Aim of the task –
Give the data below again exactly as written, without its pictures.

Data segment –
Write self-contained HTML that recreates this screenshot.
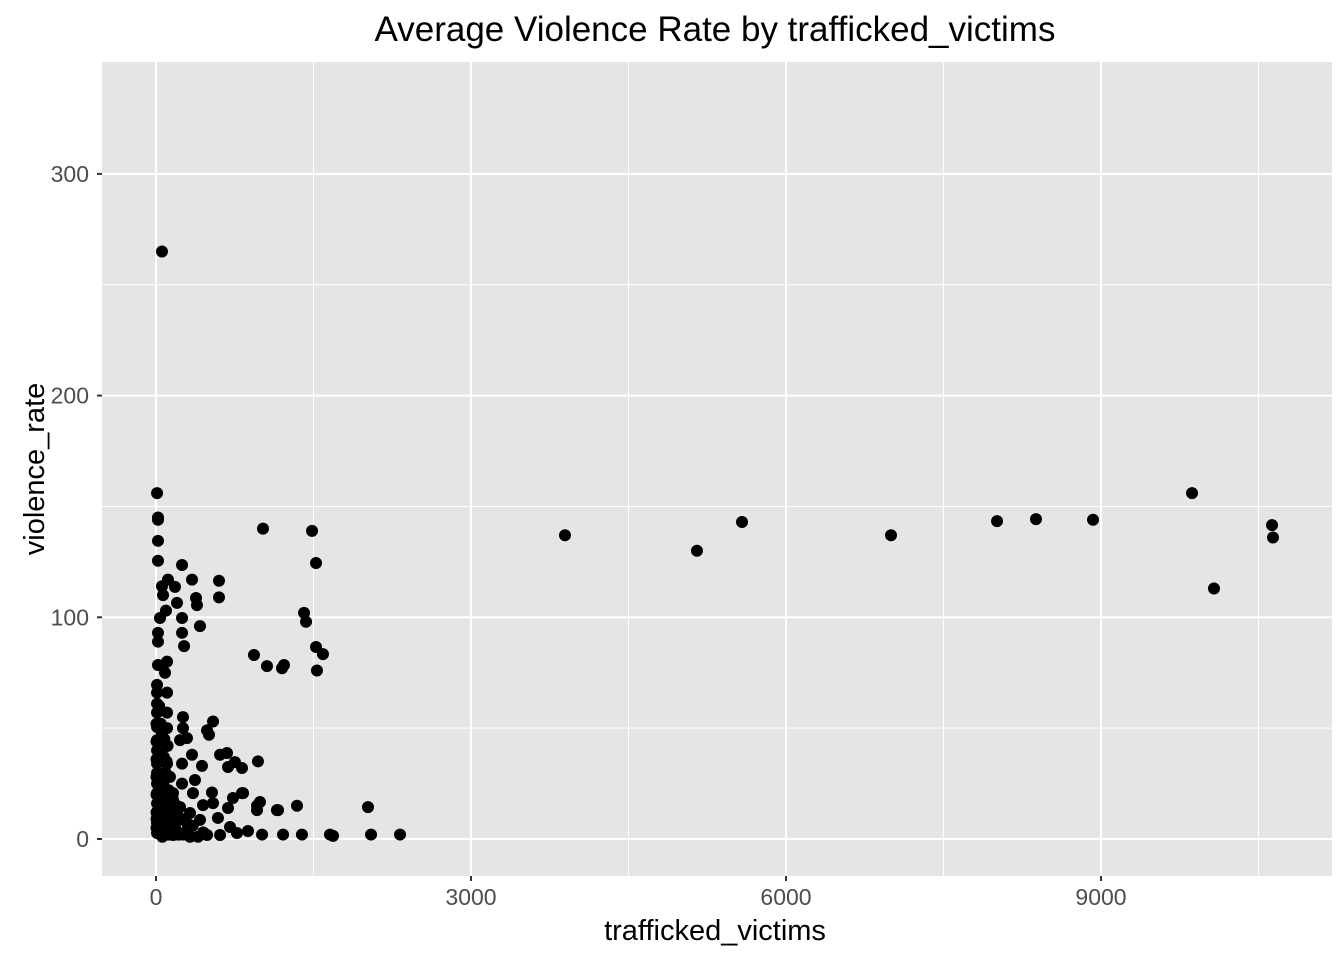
<!DOCTYPE html>
<html><head><meta charset="utf-8"><style>
body{margin:0;background:#fff;}
svg text{font-family:"Liberation Sans",Arial,sans-serif;}
</style></head><body>
<svg id="chart" width="1344" height="960" xmlns="http://www.w3.org/2000/svg">
<rect x="0" y="0" width="1344" height="960" fill="#fff"/>
<text x="715" y="41" font-size="35" text-anchor="middle" fill="#000">Average Violence Rate by trafficked_victims</text>
<rect x="102" y="62" width="1230" height="814" fill="#E5E5E5"/>
<g id="grid"></g>
<g id="points"></g>
<g id="axes"></g>
<text x="715" y="940" font-size="29" text-anchor="middle" fill="#000">trafficked_victims</text>
<text transform="translate(44,469) rotate(-90)" font-size="29" text-anchor="middle" fill="#000">violence_rate</text>
</svg>
<script>
const xTicks=[0,3000,6000,9000];
const xMinor=[1500,4500,7500,10500];
const yTicks=[0,100,200,300];
const yMinor=[50,150,250];
const xVals=[57,3895,5152,5581,7000,8010,8381,8924,9867,10076,10629,10638,
1019,1486,1524,1410,1429,933,1057,1219,1200,1524,1590,1533,971,990,962,1343,1162,2019,1390,1657,1686,2048,2324,1010,1210,876,819,686,
10,19,19,19,19,248,343,600,600,114,57,181,67,381,390,200,95,38,248,419,19,248,19,267,19,105,86,10,10,105,10,10,105,10,105,257,543,257,486,505,295,229,10,10,10,105,248,343,438,610,676,752,819,10,133,371,10,248,10,162,352,533,829,733,686,10,229,448,543,962,1152,10,162,324,590,10,133,295,419,705,10,162,324,486,610,771,
30,60,80,120,150,40,70,90,140,180,50,100,200,60,30,80,120,160,210,260,300,350,400,450,20,45,75,110,25,55,
5,25,45,65,85,105,125,145,5,25,45,65,85,105,125,5,25,45,65,85,105,5,25,45,65,85,5,25,45,65,5,25,45,5,25,45,65,85,105,125,145,165,185,205,225,5,35,65,95,125,155,185,215,245,275,15,55,95,135,175];
const yVals=[265,137,130,143,137,143.4,144.3,144,156,113,141.6,136,
140,139,124.5,102,98,83,78,78.5,77,86.6,83.4,76,35,16.7,15,15,13,14.4,2,2,1.4,2,2,2,2,3.6,20.7,32.5,
156,145,144,134.5,125.5,123.6,117,116.5,109,117,114,113.7,110,108.7,105.5,106.5,103,99.7,99.7,96,93,93,89,87,78.5,80,75,69.5,66,66,61,57,57,50.5,50,55,53,50,49,47,45.5,44.6,44.6,40,34,34,34,38,33,38,38.8,34.7,32,29.8,28,26.6,25,25,20.7,20.7,20.7,21,20.7,18.5,14,16,14.4,15.3,16.2,13,13,11.7,11.7,11.7,9.5,7.2,7.2,7.2,8.6,5.4,2.7,1.8,1,1.8,1.8,2.7,
3,5,8,10,4,20,25,30,15,6,40,35,12,1,60,45,22,18,3,2,4,6,1,3,9,28,37,42,12,48,
5,5,5,5,5,5,5,5,12,12,12,12,12,12,12,20,20,20,20,20,20,28,28,28,28,28,36,36,36,36,44,44,44,52,52,52,2,2,2,2,2,2,2,2,2,9,9,9,9,9,9,9,9,9,9,16,16,16,16,16];
const X0=102,X1=1332,Y0=62,Y1=876;
function sx(v){return 156+v*(315/3000);}
function sy(v){return 839-v*(221.7/100);}
const NS="http://www.w3.org/2000/svg";
const grid=document.getElementById('grid'),pts=document.getElementById('points'),axes=document.getElementById('axes');
function mk(tag,attrs,parent){const e=document.createElementNS(NS,tag);for(const k in attrs)e.setAttribute(k,attrs[k]);parent.appendChild(e);return e;}
xMinor.forEach(v=>{const e=mk('line',{x1:sx(v),x2:sx(v),y1:Y0,y2:Y1,stroke:'#fff','stroke-width':1},grid);

});
yMinor.forEach(v=>{const e=mk('line',{x1:X0,x2:X1,y1:sy(v),y2:sy(v),stroke:'#fff','stroke-width':1},grid);

});
xTicks.forEach(v=>{const e=mk('line',{x1:sx(v),x2:sx(v),y1:Y0,y2:Y1,stroke:'#fff','stroke-width':2},grid);


const t=mk('line',{x1:sx(v),x2:sx(v),y1:Y1,y2:Y1+5,stroke:'#333','stroke-width':2},axes);


const l=mk('text',{x:sx(v),y:Y1+29,'font-size':23,'text-anchor':'middle',fill:'#4D4D4D'},axes);l.textContent=v;

});
yTicks.forEach(v=>{const e=mk('line',{x1:X0,x2:X1,y1:sy(v),y2:sy(v),stroke:'#fff','stroke-width':2},grid);


const t=mk('line',{x1:X0-5,x2:X0,y1:sy(v),y2:sy(v),stroke:'#333','stroke-width':2},axes);


const l=mk('text',{x:X0-13,y:sy(v)+8,'font-size':23,'text-anchor':'end',fill:'#4D4D4D'},axes);l.textContent=v;

});
xVals.forEach((v,i)=>{const c=mk('circle',{cx:sx(v),cy:sy(yVals[i]),r:6,fill:'#000'},pts);

});
</script>
</body></html>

Response to this task –
Write self-contained HTML that recreates this screenshot.
<!DOCTYPE html>
<html><head><meta charset="utf-8"><style>
body{margin:0;background:#fff;}
svg text{font-family:"Liberation Sans",Arial,sans-serif;}
</style></head><body>
<svg id="chart" width="1344" height="960" xmlns="http://www.w3.org/2000/svg">
<rect x="0" y="0" width="1344" height="960" fill="#fff"/>
<text x="715" y="41" font-size="35" text-anchor="middle" fill="#000">Average Violence Rate by trafficked_victims</text>
<rect x="102" y="62" width="1230" height="814" fill="#E5E5E5"/>
<g id="grid"></g>
<g id="points"></g>
<g id="axes"></g>
<text x="715" y="940" font-size="29" text-anchor="middle" fill="#000">trafficked_victims</text>
<text transform="translate(44,469) rotate(-90)" font-size="29" text-anchor="middle" fill="#000">violence_rate</text>
</svg>
<script>
const xTicks=[0,3000,6000,9000];
const xMinor=[1500,4500,7500,10500];
const yTicks=[0,100,200,300];
const yMinor=[50,150,250];
const xVals=[57,3895,5152,5581,7000,8010,8381,8924,9867,10076,10629,10638,
1019,1486,1524,1410,1429,933,1057,1219,1200,1524,1590,1533,971,990,962,1343,1162,2019,1390,1657,1686,2048,2324,1010,1210,876,819,686,
10,19,19,19,19,248,343,600,600,114,57,181,67,381,390,200,95,38,248,419,19,248,19,267,19,105,86,10,10,105,10,10,105,10,105,257,543,257,486,505,295,229,10,10,10,105,248,343,438,610,676,752,819,10,133,371,10,248,10,162,352,533,829,733,686,10,229,448,543,962,1152,10,162,324,590,10,133,295,419,705,10,162,324,486,610,771,
30,60,80,120,150,40,70,90,140,180,50,100,200,60,30,80,120,160,210,260,300,350,400,450,20,45,75,110,25,55,
5,25,45,65,85,105,125,145,5,25,45,65,85,105,125,5,25,45,65,85,105,5,25,45,65,85,5,25,45,65,5,25,45,5,25,45,65,85,105,125,145,165,185,205,225,5,35,65,95,125,155,185,215,245,275,15,55,95,135,175];
const yVals=[265,137,130,143,137,143.4,144.3,144,156,113,141.6,136,
140,139,124.5,102,98,83,78,78.5,77,86.6,83.4,76,35,16.7,15,15,13,14.4,2,2,1.4,2,2,2,2,3.6,20.7,32.5,
156,145,144,134.5,125.5,123.6,117,116.5,109,117,114,113.7,110,108.7,105.5,106.5,103,99.7,99.7,96,93,93,89,87,78.5,80,75,69.5,66,66,61,57,57,50.5,50,55,53,50,49,47,45.5,44.6,44.6,40,34,34,34,38,33,38,38.8,34.7,32,29.8,28,26.6,25,25,20.7,20.7,20.7,21,20.7,18.5,14,16,14.4,15.3,16.2,13,13,11.7,11.7,11.7,9.5,7.2,7.2,7.2,8.6,5.4,2.7,1.8,1,1.8,1.8,2.7,
3,5,8,10,4,20,25,30,15,6,40,35,12,1,60,45,22,18,3,2,4,6,1,3,9,28,37,42,12,48,
5,5,5,5,5,5,5,5,12,12,12,12,12,12,12,20,20,20,20,20,20,28,28,28,28,28,36,36,36,36,44,44,44,52,52,52,2,2,2,2,2,2,2,2,2,9,9,9,9,9,9,9,9,9,9,16,16,16,16,16];
const X0=102,X1=1332,Y0=62,Y1=876;
function sx(v){return 156+v*(315/3000);}
function sy(v){return 839-v*(221.7/100);}
const NS="http://www.w3.org/2000/svg";
const grid=document.getElementById('grid'),pts=document.getElementById('points'),axes=document.getElementById('axes');
function mk(tag,attrs,parent){const e=document.createElementNS(NS,tag);for(const k in attrs)e.setAttribute(k,attrs[k]);parent.appendChild(e);return e;}
xMinor.forEach(v=>{const e=mk('line',{x1:sx(v),x2:sx(v),y1:Y0,y2:Y1,stroke:'#fff','stroke-width':1},grid);

});
yMinor.forEach(v=>{const e=mk('line',{x1:X0,x2:X1,y1:sy(v),y2:sy(v),stroke:'#fff','stroke-width':1},grid);

});
xTicks.forEach(v=>{const e=mk('line',{x1:sx(v),x2:sx(v),y1:Y0,y2:Y1,stroke:'#fff','stroke-width':2},grid);


const t=mk('line',{x1:sx(v),x2:sx(v),y1:Y1,y2:Y1+5,stroke:'#333','stroke-width':2},axes);


const l=mk('text',{x:sx(v),y:Y1+29,'font-size':23,'text-anchor':'middle',fill:'#4D4D4D'},axes);l.textContent=v;

});
yTicks.forEach(v=>{const e=mk('line',{x1:X0,x2:X1,y1:sy(v),y2:sy(v),stroke:'#fff','stroke-width':2},grid);


const t=mk('line',{x1:X0-5,x2:X0,y1:sy(v),y2:sy(v),stroke:'#333','stroke-width':2},axes);


const l=mk('text',{x:X0-13,y:sy(v)+8,'font-size':23,'text-anchor':'end',fill:'#4D4D4D'},axes);l.textContent=v;

});
xVals.forEach((v,i)=>{const c=mk('circle',{cx:sx(v),cy:sy(yVals[i]),r:6,fill:'#000'},pts);

});
</script>
</body></html>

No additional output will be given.